Trader volatility arises when trades are made for purposes unrelated to the fundamental values of a business. These trades drive prices to points related more to the motives of the trader than to the business value of the company.
The wide range of trading decisions that cause price moves unrelated to business value includes trading for identifiable economic reasons of the trader, such as portfolio rebalancing selling shares to fund personal needs or desires, such as a child’s education or the remodeling of a kitchen and, most notoriously of all, day trading for purposes of speculation and gambling. Let’s start with that one.
Day trading is usually not based on fundamental values but on momentum, sector rotation, and other technical tactics of the type ridiculed earlier. When trades are based on these things, they move prices. Those moves, having nothing to do with values, widen the gap between price and value. This exacerbates Mr. Market’s peaks and valleys and feeds irrational exuberance and irrational despair.
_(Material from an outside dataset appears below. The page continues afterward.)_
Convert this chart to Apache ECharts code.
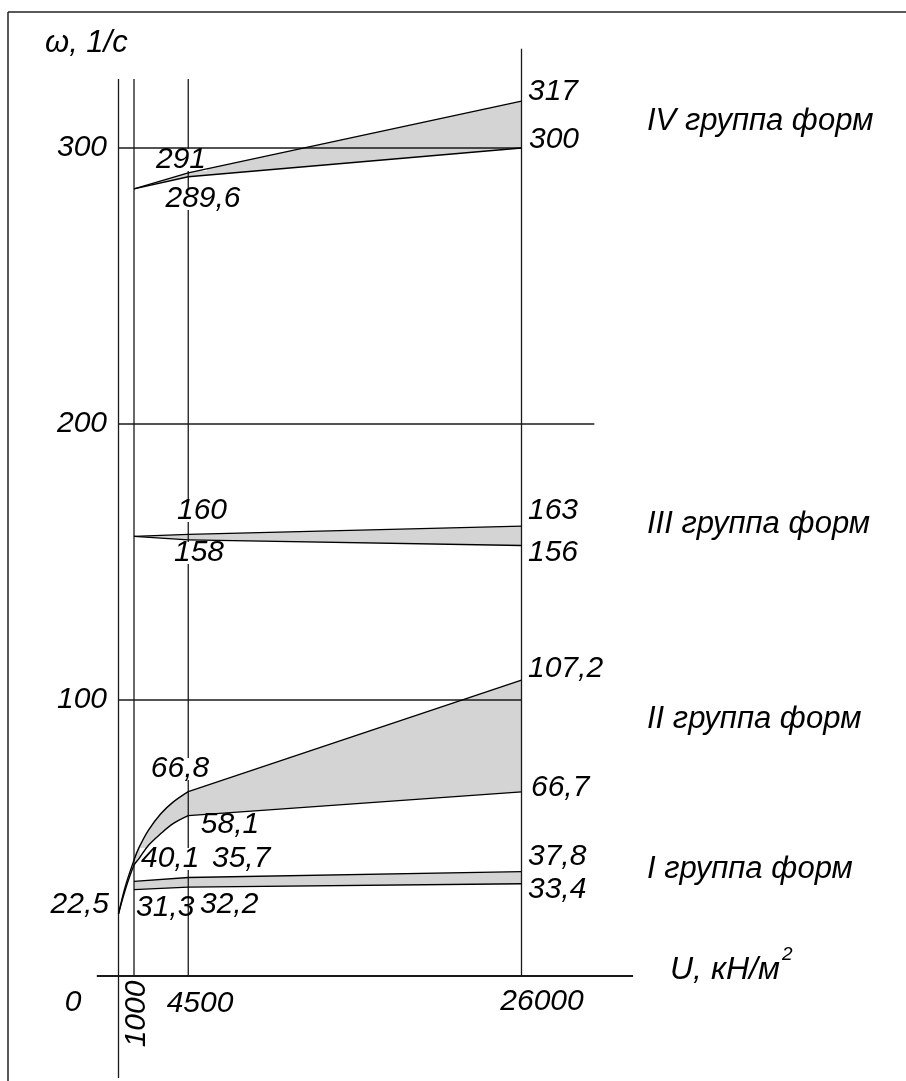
<!DOCTYPE html>
<html>
<head>
<meta charset="utf-8">
<script src="https://cdn.jsdelivr.net/npm/echarts@6/dist/echarts.min.js"></script>
<style>
html,body{margin:0;padding:0;background:#fff;}
#c{width:906px;height:1081px;}
</style>
</head>
<body>
<div id="c"></div>
<script>
// ---------------- data ----------------
// U, кН/м²  tick labels
const uTicks = [0, 1000, 4500, 26000];
// ω, 1/с  tick labels
const wTicks = [100, 200, 300];
// group titles
const groupNames = ['I группа форм', 'II группа форм', 'III группа форм', 'IV группа форм'];

// I группа форм
const g1Upper = [[1000, 34.3], [4500, 35.7], [26000, 37.8]];
const g1Lower = [[1000, 31.3], [4500, 32.2], [26000, 33.4]];
// II группа форм
const g2Upper = [[0, 22.5], [430, 32.3], [1000, 42], [1320, 46.5], [1925, 52.8], [2730, 58.8], [3520, 63], [4500, 66.8], [26000, 107.2]];
const g2Lower = [[0, 22.5], [430, 31.1], [1000, 40.1], [1320, 42.5], [1925, 47.3], [2730, 51.6], [3520, 55.2], [4500, 58.1], [26000, 66.7]];
// III группа форм
const g3Upper = [[1000, 159.3], [4500, 160], [26000, 163]];
const g3Lower = [[1000, 159.3], [4500, 158], [26000, 156]];
// IV группа форм
const g4Upper = [[1000, 285.2], [4500, 291], [26000, 317]];
const g4Lower = [[1000, 285.2], [4500, 289.6], [26000, 300]];

// guide lines of the drawing (data units)
const vGuides = [[0, -37, 325], [1000, 0, 325], [4500, 0, 325], [26000, 0, 336]];   // [U, ω from, ω to]
const hGuides = [[100, 0, 26000], [200, 0, 30700], [300, 0, 26000]];                // [ω, U from, U to]
const xAxisExtent = [-1400, 33200];

// ---------------- styling ----------------
const FONT = "'Liberation Sans', Arial, sans-serif";
const INK = '#000';
const FILL = '#d4d4d4';
const txt = {color: INK, fontFamily: FONT, fontStyle: 'italic', fontSize: 30};

const at = (arr, u) => arr.find(p => p[0] === u);
const fmt = v => String(v).replace('.', ',');

// per-label placement: [point, dx, dy, align, whiteBackground]
const labelSpecs = [
  [at(g4Upper, 4500), -7, -13, 'center', true],
  [at(g4Upper, 26000), 6, -9, 'left'],
  [at(g4Lower, 4500), 15, 22, 'center', true],
  [at(g4Lower, 26000), 7, -8, 'left'],
  [at(g3Upper, 4500), 14, -23, 'center', true],
  [at(g3Upper, 26000), 6, -15, 'left'],
  [at(g3Lower, 4500), 11, 13, 'center', true],
  [at(g3Lower, 26000), 6, 8, 'left'],
  [at(g2Upper, 4500), -8, -23, 'center', true],
  [at(g2Upper, 26000), 6, -11, 'left'],
  [at(g2Lower, 0), -10, -9, 'right'],
  [at(g2Lower, 1000), 6, -6, 'left', true],
  [at(g2Lower, 4500), 42, 9, 'center'],
  [at(g2Lower, 26000), 9, -4, 'left'],
  [at(g1Upper, 4500), 24, -18, 'left'],
  [at(g1Upper, 26000), 6, -15, 'left'],
  [at(g1Lower, 1000), 2, 18, 'left'],
  [at(g1Lower, 4500), 12, 18, 'left'],
  [at(g1Lower, 26000), 6, 6, 'left']
];
const xTickStyle = {
  0: {dx: -46, dy: 27, rot: 0},
  1000: {dx: 3, dy: 38, rot: Math.PI / 2},
  4500: {dx: 12, dy: 28, rot: 0},
  26000: {dx: 20, dy: 26, rot: 0}
};

// ---------------- series ----------------
const series = [];
const base = {silent: true, animation: false, symbol: 'none', showSymbol: false, clip: false};

// grey bands between the boundary curves
[[g1Upper, g1Lower], [g2Upper, g2Lower], [g3Upper, g3Lower], [g4Upper, g4Lower]].forEach(([up, lo]) => {
  const pts = up.concat(lo.slice().reverse());
  series.push({
    type: 'custom', coordinateSystem: 'cartesian2d', silent: true, animation: false, z: 1, clip: false,
    data: [up[0]],
    renderItem: (params, api) => ({
      type: 'polygon',
      shape: {points: pts.map(p => api.coord(p))},
      style: {fill: FILL, stroke: null}
    })
  });
});

// guide lines
function seg(data, width) {
  series.push(Object.assign({type: 'line', data: data, z: 2,
    lineStyle: {color: '#1a1a1a', width: width}}, base));
}
vGuides.forEach(([u, a, b]) => seg([[u, a], [u, b]], 1.3));
hGuides.forEach(([w, a, b]) => seg([[a, w], [b, w]], 1.3));
seg([[xAxisExtent[0], 0], [xAxisExtent[1], 0]], 2);

// boundary curves (curved part smoothed, straight part straight)
function curve(pts) {
  const i = pts.findIndex(p => p[0] === 4500);
  const bent = pts.slice(0, i + 1), straight = pts.slice(i);
  series.push(Object.assign({type: 'line', data: bent, z: 4, smooth: bent.length > 3 ? 0.35 : false,
    lineStyle: {color: INK, width: 1.4}}, base));
  series.push(Object.assign({type: 'line', data: straight, z: 4,
    lineStyle: {color: INK, width: 1.4}}, base));
}
[g1Upper, g1Lower, g2Upper, g2Lower, g3Upper, g3Lower, g4Upper, g4Lower].forEach(curve);

// text placed at pixel-rounded positions of data points
const FONT_STR = 'italic 30px ' + FONT;
function textItem(pt, dx, dy, text, align, bg, rot) {
  return {
    type: 'text', x: Math.round(pt[0]) + dx, y: Math.round(pt[1]) + dy, rotation: rot || 0,
    style: Object.assign({text: text, fill: INK, font: FONT_STR, align: align, verticalAlign: 'middle'},
      bg ? {backgroundColor: '#fff', padding: [0, 1], lineHeight: 22} : {})
  };
}

// value labels
series.push({
  type: 'custom', coordinateSystem: 'cartesian2d', silent: true, animation: false, z: 3, clip: false,
  data: labelSpecs.map(s => s[0]),
  renderItem: (params, api) => {
    const [p, dx, dy, align, bg] = labelSpecs[params.dataIndex];
    return textItem(api.coord(p), dx, dy, fmt(p[1]), align, bg);
  }
});

// U tick labels
series.push({
  type: 'custom', coordinateSystem: 'cartesian2d', silent: true, animation: false, z: 3, clip: false,
  data: uTicks.map(u => [u, 0]),
  renderItem: (params, api) => {
    const u = uTicks[params.dataIndex], s = xTickStyle[u];
    return textItem(api.coord([u, 0]), s.dx, s.dy, String(u), 'center', false, s.rot);
  }
});

const titleY = [869, 719, 524, 121];

const option = {
  animation: false,
  backgroundColor: '#fff',
  grid: {left: 10, top: 10, width: 883.5, height: 1076.4, containLabel: false, outerBoundsMode: 'none'},
  xAxis: {
    type: 'value', min: -7000, max: 50000,
    axisLine: {show: false, onZero: false}, axisTick: {show: false},
    axisLabel: {show: false}, splitLine: {show: false}
  },
  yAxis: {
    type: 'value', min: -40, max: 350,
    axisLine: {show: false, onZero: false}, axisTick: {show: false}, splitLine: {show: false},
    axisLabel: Object.assign({inside: true, margin: 47, align: 'left', customValues: wTicks,
      formatter: v => String(v)}, txt)
  },
  graphic: [
    {type: 'line', silent: true, shape: {x1: 8, y1: 12, x2: 906, y2: 12}, style: {stroke: '#222', lineWidth: 1.5}},
    {type: 'line', silent: true, shape: {x1: 8, y1: 12, x2: 8, y2: 1081}, style: {stroke: '#222', lineWidth: 1.5}},
    {type: 'text', silent: true, x: 45, y: 43,
      style: {text: 'ω, 1/с', fill: INK, font: 'italic 31px ' + FONT, align: 'left', verticalAlign: 'middle'}},
    {type: 'text', silent: true, x: 670, y: 970,
      style: {text: 'U, кН/м', fill: INK, font: 'italic 32px ' + FONT, align: 'left', verticalAlign: 'middle'}},
    {type: 'text', silent: true, x: 782, y: 955,
      style: {text: '2', fill: INK, font: 'italic 19px ' + FONT, align: 'left', verticalAlign: 'middle'}}
  ].concat(groupNames.map((n, i) => ({
    type: 'text', silent: true, x: 647, y: titleY[i],
    style: {text: n, fill: INK, font: 'italic 31px ' + FONT, align: 'left', verticalAlign: 'middle'}
  }))),
  series: series
};

const chart = echarts.init(document.getElementById('c'), null, {renderer: 'canvas', width: 906, height: 1081});
chart.setOption(option);
</script>
</body>
</html>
Day trading is thus among the worst developments capital markets have seen in their history for purposes of maintaining an orderly or sensible market, much less an efficient one. Many day traders are probably perfectly rational people, many are not. Aberrations may get headlines, but some of the day trader stunts captured by the mainstream press warrant attention. The Atlanta day trader who gunned down nine people and then himself in the summer of 1999 after suffering staggering day trading losses is a glaring example. So too is the fun-loving 44-year-old family man who took early retirement with his wife and their $780,000 nest egg only to murder the money day trading and then attempt to murder his wife. Hardly tales of high rationality, and the woeful tales of these hapless folks are not isolated examples or aberrations. A Senate committee held hearings on day trading in early 2000 accompanied by a blistering report cataloging its numerous plagues. The report focused on the industry that supports day trading and emphasized the need for greater industry risk disclosure, licensing, and minimum financial requirements for traders. But it is also a brief against the sagacity of the pernicious practice.
The most compelling conclusions of the report are that 75% of day traders lose money and that a typical day trader has to generate gains of $110,000 a year just to break even after costs. That figure is breathtaking, but the idea is not new. Classic studies have shown that someone who tries to time the market and move in and out of it quickly to exploit its gyrations has to be right 70% of the time to profit. Do you know anybody who can perform that well consistently? Even the best hitters in baseball say, Rod Carew, George Brett, and even Ted Williams bat at most .400.
An equally important if slightly more benign source of trader volatility is the practice of “rebalancing.” Ironically, this practice was promoted mainly by those who use modern portfolio theory and believe in market efficiency. Rebalancing goes something like this: If you start with ten stocks each bought for 10% of the total cost of your portfolio, some will rise in price and some will fall. The rebalancer says that after a year or another arbitrary interval, look at the new pricing. Suppose five went up and five went down, both in proportion. Now your portfolio has five stocks constituting 75% of the holdings and five stocks constituting 25%. The rebalancer says you should shed some of those in the 75% group to reduce their role in the overall holdings.